**Collected data:**
....
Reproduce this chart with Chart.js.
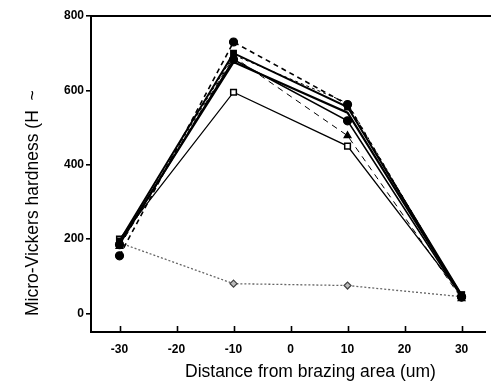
<!DOCTYPE html>
<html>
<head>
<meta charset="utf-8">
<script src="https://cdn.jsdelivr.net/npm/chart.js@4/dist/chart.umd.min.js"></script>
<style>
  html, body { margin: 0; padding: 0; background: #fff; }
</style>
</head>
<body>
<canvas id="c" width="491" height="386"></canvas>
<script>
// distances (um)
const distances = [-30, -10, 10, 30];
const xTicks = [-30, -20, -10, 0, 10, 20, 30];
const yTicks = [0, 200, 400, 600, 800];

// hardness series
const circleDashed = [155, 730, 562, 45];
const squareSolid = [195, 700, 555, 50];
const circleSolid = [185, 683, 518, 44];
const openSquare = [200, 595, 450, 50];
const triangleDashed = [180, 690, 478, 40];
const plainSolid = [190, 676, 540, 48];
const plainDashed = [186, 695, 566, 46];
const diamondDotted = [190, 80, 75, 45];

function pts(arr) {
    return distances.map((d, i) => ({ x: d, y: arr[i] }));
}

function series(arr, style) {
    return Object.assign({
        data: pts(arr),
        borderColor: '#000',
        backgroundColor: '#000',
        pointBorderColor: '#000',
        pointBackgroundColor: '#000',
        borderWidth: 1.6,
        pointRadius: 4,
        pointBorderWidth: 1.2,
        tension: 0
    }, style);
}

const datasets = [
    series(plainDashed, { borderDash: [3, 3], borderWidth: 1, pointRadius: 0 }),
    series(circleDashed, { borderDash: [5, 4], pointStyle: 'circle', pointRadius: 4 }),
    series(plainSolid, { borderWidth: 2.2, pointRadius: 0 }),
    series(squareSolid, { pointStyle: 'rect', pointRadius: 4, borderWidth: 2 }),
    series(circleSolid, { pointStyle: 'circle', pointRadius: 4, borderWidth: 1.6 }),
    series(triangleDashed, { borderDash: [6, 5], borderWidth: 1, pointStyle: 'triangle', pointRadius: 4 }),
    series(openSquare, { pointStyle: 'rect', pointRadius: 4, pointBackgroundColor: '#fff', borderWidth: 1.3, pointBorderWidth: 1.5 }),
    series(diamondDotted, { borderColor: '#666', borderDash: [2, 2], borderWidth: 1.3, pointStyle: 'rectRot', pointRadius: 3.5, pointBackgroundColor: '#bbb', pointBorderColor: '#444' })
];

// inside ticks on x, top frame line and axis titles
const framePlugin = {
    id: 'frame',
    afterDraw(chart) {
        const ctx = chart.ctx;
        const area = chart.chartArea;
        const xs = chart.scales.x;
        ctx.save();
        ctx.strokeStyle = '#000';
        ctx.lineWidth = 1.6;
        xTicks.forEach(v => {
            const px = Math.round(xs.getPixelForValue(v)) + 0.5;
            ctx.beginPath();
            ctx.moveTo(px, area.bottom);
            ctx.lineTo(px, area.bottom - 6);
            ctx.stroke();
        });
        ctx.lineWidth = 2;
        ctx.beginPath();
        ctx.moveTo(area.left, area.top);
        ctx.lineTo(chart.width, area.top);
        ctx.stroke();

        ctx.fillStyle = '#000';
        ctx.font = '17.5px "Liberation Sans", Arial, sans-serif';
        ctx.textAlign = 'left';
        ctx.textBaseline = 'middle';
        ctx.fillText('Distance from brazing area (um)', 185, 372);
        ctx.translate(33, 316);
        ctx.rotate(-Math.PI / 2);
        ctx.fillText('Micro-Vickers hardness (H  ~', 0, 0);
        ctx.restore();
    }
};

new Chart(document.getElementById('c'), {
    type: 'line',
    data: { datasets },
    options: {
        responsive: false,
        animation: false,
        devicePixelRatio: 1,
        layout: { padding: { top: 16, left: 0, right: 0, bottom: 0 } },
        plugins: { legend: { display: false }, tooltip: { enabled: false } },
        scales: {
            x: {
                type: 'linear',
                min: -35,
                max: 34.2,
                afterBuildTicks: s => { s.ticks = xTicks.map(v => ({ value: v })); },
                afterFit: s => { s.height = 54; },
                grid: { display: false, drawTicks: false },
                border: { display: true, color: '#000', width: 2 },
                ticks: {
                    padding: 10,
                    color: '#000',
                    font: { family: '"Liberation Sans", Arial, sans-serif', size: 12, weight: 'bold' }
                }
            },
            y: {
                min: -50,
                max: 800,
                afterBuildTicks: s => { s.ticks = yTicks.map(v => ({ value: v })); },
                afterFit: s => { s.width = 91; },
                grid: { drawOnChartArea: false, drawTicks: true, tickLength: 5, color: '#000', lineWidth: 1.6 },
                border: { display: true, color: '#000', width: 2 },
                ticks: {
                    padding: 2,
                    color: '#000',
                    font: { family: '"Liberation Sans", Arial, sans-serif', size: 12, weight: 'bold' }
                }
            }
        }
    },
    plugins: [framePlugin]
});
</script>
</body>
</html>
....
**Given request:** Write out the data precisely as given, excluding the pictures.

**Written reply:**
Reproduce this chart with Chart.js.
<!DOCTYPE html>
<html>
<head>
<meta charset="utf-8">
<script src="https://cdn.jsdelivr.net/npm/chart.js@4/dist/chart.umd.min.js"></script>
<style>
  html, body { margin: 0; padding: 0; background: #fff; }
</style>
</head>
<body>
<canvas id="c" width="491" height="386"></canvas>
<script>
// distances (um)
const distances = [-30, -10, 10, 30];
const xTicks = [-30, -20, -10, 0, 10, 20, 30];
const yTicks = [0, 200, 400, 600, 800];

// hardness series
const circleDashed = [155, 730, 562, 45];
const squareSolid = [195, 700, 555, 50];
const circleSolid = [185, 683, 518, 44];
const openSquare = [200, 595, 450, 50];
const triangleDashed = [180, 690, 478, 40];
const plainSolid = [190, 676, 540, 48];
const plainDashed = [186, 695, 566, 46];
const diamondDotted = [190, 80, 75, 45];

function pts(arr) {
    return distances.map((d, i) => ({ x: d, y: arr[i] }));
}

function series(arr, style) {
    return Object.assign({
        data: pts(arr),
        borderColor: '#000',
        backgroundColor: '#000',
        pointBorderColor: '#000',
        pointBackgroundColor: '#000',
        borderWidth: 1.6,
        pointRadius: 4,
        pointBorderWidth: 1.2,
        tension: 0
    }, style);
}

const datasets = [
    series(plainDashed, { borderDash: [3, 3], borderWidth: 1, pointRadius: 0 }),
    series(circleDashed, { borderDash: [5, 4], pointStyle: 'circle', pointRadius: 4 }),
    series(plainSolid, { borderWidth: 2.2, pointRadius: 0 }),
    series(squareSolid, { pointStyle: 'rect', pointRadius: 4, borderWidth: 2 }),
    series(circleSolid, { pointStyle: 'circle', pointRadius: 4, borderWidth: 1.6 }),
    series(triangleDashed, { borderDash: [6, 5], borderWidth: 1, pointStyle: 'triangle', pointRadius: 4 }),
    series(openSquare, { pointStyle: 'rect', pointRadius: 4, pointBackgroundColor: '#fff', borderWidth: 1.3, pointBorderWidth: 1.5 }),
    series(diamondDotted, { borderColor: '#666', borderDash: [2, 2], borderWidth: 1.3, pointStyle: 'rectRot', pointRadius: 3.5, pointBackgroundColor: '#bbb', pointBorderColor: '#444' })
];

// inside ticks on x, top frame line and axis titles
const framePlugin = {
    id: 'frame',
    afterDraw(chart) {
        const ctx = chart.ctx;
        const area = chart.chartArea;
        const xs = chart.scales.x;
        ctx.save();
        ctx.strokeStyle = '#000';
        ctx.lineWidth = 1.6;
        xTicks.forEach(v => {
            const px = Math.round(xs.getPixelForValue(v)) + 0.5;
            ctx.beginPath();
            ctx.moveTo(px, area.bottom);
            ctx.lineTo(px, area.bottom - 6);
            ctx.stroke();
        });
        ctx.lineWidth = 2;
        ctx.beginPath();
        ctx.moveTo(area.left, area.top);
        ctx.lineTo(chart.width, area.top);
        ctx.stroke();

        ctx.fillStyle = '#000';
        ctx.font = '17.5px "Liberation Sans", Arial, sans-serif';
        ctx.textAlign = 'left';
        ctx.textBaseline = 'middle';
        ctx.fillText('Distance from brazing area (um)', 185, 372);
        ctx.translate(33, 316);
        ctx.rotate(-Math.PI / 2);
        ctx.fillText('Micro-Vickers hardness (H  ~', 0, 0);
        ctx.restore();
    }
};

new Chart(document.getElementById('c'), {
    type: 'line',
    data: { datasets },
    options: {
        responsive: false,
        animation: false,
        devicePixelRatio: 1,
        layout: { padding: { top: 16, left: 0, right: 0, bottom: 0 } },
        plugins: { legend: { display: false }, tooltip: { enabled: false } },
        scales: {
            x: {
                type: 'linear',
                min: -35,
                max: 34.2,
                afterBuildTicks: s => { s.ticks = xTicks.map(v => ({ value: v })); },
                afterFit: s => { s.height = 54; },
                grid: { display: false, drawTicks: false },
                border: { display: true, color: '#000', width: 2 },
                ticks: {
                    padding: 10,
                    color: '#000',
                    font: { family: '"Liberation Sans", Arial, sans-serif', size: 12, weight: 'bold' }
                }
            },
            y: {
                min: -50,
                max: 800,
                afterBuildTicks: s => { s.ticks = yTicks.map(v => ({ value: v })); },
                afterFit: s => { s.width = 91; },
                grid: { drawOnChartArea: false, drawTicks: true, tickLength: 5, color: '#000', lineWidth: 1.6 },
                border: { display: true, color: '#000', width: 2 },
                ticks: {
                    padding: 2,
                    color: '#000',
                    font: { family: '"Liberation Sans", Arial, sans-serif', size: 12, weight: 'bold' }
                }
            }
        }
    },
    plugins: [framePlugin]
});
</script>
</body>
</html>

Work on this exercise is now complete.